Le 22/01/2024 à 11h10
On y découvre la complexité de ce sujet, expliquée de manière simple par un spécialiste.
Modifié le 22/01/2024 à 16h49
Le 22/01/2024 à 16h58
Le 23/01/2024 à 07h27
En revanche comme conclure qu'il s'agit d'une photo d'un trou noir ? La photo ne pourrait elle pas montrer un autre objet céleste ?
Le 23/01/2024 à 08h02
M87∗ et le trou noir galactique SgrA∗ ont été la cible des premières observations en 2017 par le réseau radio interférométrique de taille planétaire EHT.

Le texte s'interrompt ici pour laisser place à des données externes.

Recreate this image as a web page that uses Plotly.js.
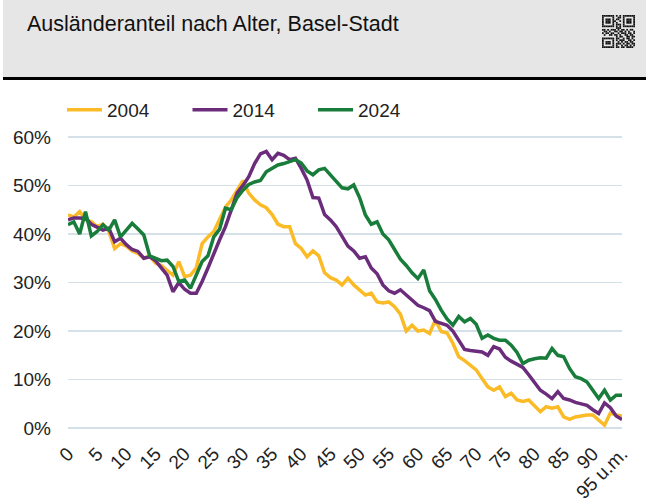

Il a fallu des algorithmes sophistiqués pour recomposer, à partir de la masse monstrueuse des données enregistrées, l'image dans sa totalité, ce qui a demandé deux années de collecte et de traitement (d'après J-P Luminet, op. cit.)
Le 23/01/2024 à 09h51
Après, est-ce vraiment un trou noir ? un trou noir, c'est un objet à la base purement théorique, mais pour lequel on a des mesures qui concordent avec la théorie. Là, on a quelque chose qui a tout l'air d'être coupable d'être un trou noir tel que la théorie le décrit.
Au passage, ce qui est utilisé pour faire cette image, c'est un réseau de radiotélescopes. Je préfère plus parler à ce niveau d'image que de photographie. C'est purement personnel, mais on est sûr des données de mesures qui ont été énormément traitées et travaillées pour créer cette image.